10 Ways to Stay Consistent With Exercise
Consistency in exercise is not built through willpower alone. These 10 principles make workouts easier to repeat over time.
Introduction
Most people do not struggle with understanding that exercise is beneficial. They struggle with repeating it consistently.
This distinction matters. The challenge is not usually information. It is behavior.
Consistency in exercise is less about intensity and more about repeatability. The people who stay active over time are often not the most motivated. They are the ones who have built systems that make the behavior easier to maintain.
There are several principles that reliably support this process.
Start With a Level That Can Be Repeated
One of the most common mistakes is starting with too much intensity. High effort can feel productive at first, but it often reduces consistency.
Behavior that is too difficult to recover from, or too inconvenient to repeat, tends to disappear. A more effective approach is to begin at a level that can be sustained. This creates repetition, and repetition is what forms habits.
Use Consistent Timing
The brain forms habits more effectively when behavior happens in a stable context. Time is one of the strongest cues available.
When exercise occurs at roughly the same time each day, the need to decide when to act is reduced. That reduction in decision-making increases consistency.
This does not require perfect precision. It requires enough regularity for the behavior to become familiar.
Reduce Friction
Every additional barrier between intention and action lowers the likelihood of follow-through.

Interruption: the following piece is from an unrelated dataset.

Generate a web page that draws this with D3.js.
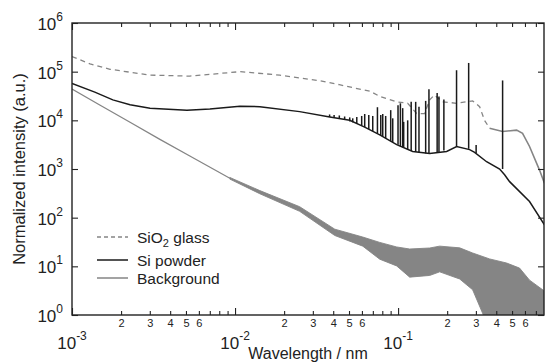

If a workout requires excessive planning, travel, preparation, or decision-making, consistency becomes harder. Reducing friction means simplifying the process so the next step is obvious and easy to begin.
This is one of the most important principles in behavior design.
Focus on Frequency Before Intensity
In the early stages of building consistency, frequency matters more than intensity.
The brain benefits from repeated evidence that the behavior happens regularly. Once that pattern is established, intensity can be adjusted. Attempting to optimize effort too early often undermines adherence.
Consistency should be built first. Optimization can come later.
Make Progress Visible
The brain is more likely to repeat behavior that produces a noticeable outcome.
Progress does not have to mean dramatic physical change. It can be as simple as tracking completed sessions or maintaining a visible streak. The point is to create reinforcement.
Visible progress supports the sense that effort is leading somewhere, which strengthens repetition.
Keep the Routine Simple
Complex routines create hesitation. They require more planning and increase cognitive load.
Simple routines reduce that burden. They make it easier to begin, particularly on days when energy is low. Over time, simplicity supports adherence because it reduces the chances that the workout will feel overwhelming.
A simple routine that happens consistently is more effective than a perfect routine that rarely happens.
Link the Behavior to Identity
Behavior becomes more stable when it is tied to identity.
Instead of viewing exercise as something that should happen occasionally, it becomes part of how a person sees themselves. The identity shifts from someone trying to work out to someone who shows up consistently.
That identity is not created through positive thinking alone. It is built through repetition. Each completed session reinforces it.
Expect Motivation to Fluctuate
One of the most useful mindset shifts is recognizing that motivation is not meant to be stable.
There will be days when exercise feels easier and days when it feels harder. This is normal. The goal is not to eliminate those fluctuations. The goal is to build a system that continues to function when they occur.
Expecting inconsistency in motivation makes it easier to rely on structure instead.
Use Accountability
Accountability introduces external reinforcement. Once effort becomes visible to others, the likelihood of follow-through increases.
This can come from a workout partner, a group, or any structure where participation is shared or expected. The value of accountability is that it reduces the burden on internal motivation.
It changes the nature of the behavior from a private intention to a more concrete commitment.
Optimize for Repeatability
This is the overarching principle behind all of the others.
A workout system should be judged not only by how effective it is in theory, but by how likely it is to happen repeatedly in practice. The most effective routine is the one that continues to happen under real-life conditions.
That means it survives stress, fatigue, schedule changes, and imperfect motivation.
Closing Thought
Staying consistent with exercise is not primarily a matter of becoming more disciplined. It is a matter of making the behavior easier to repeat.
The question is not how to create the perfect workout plan. The question is how to create a plan that continues to happen.
That is what produces results over time.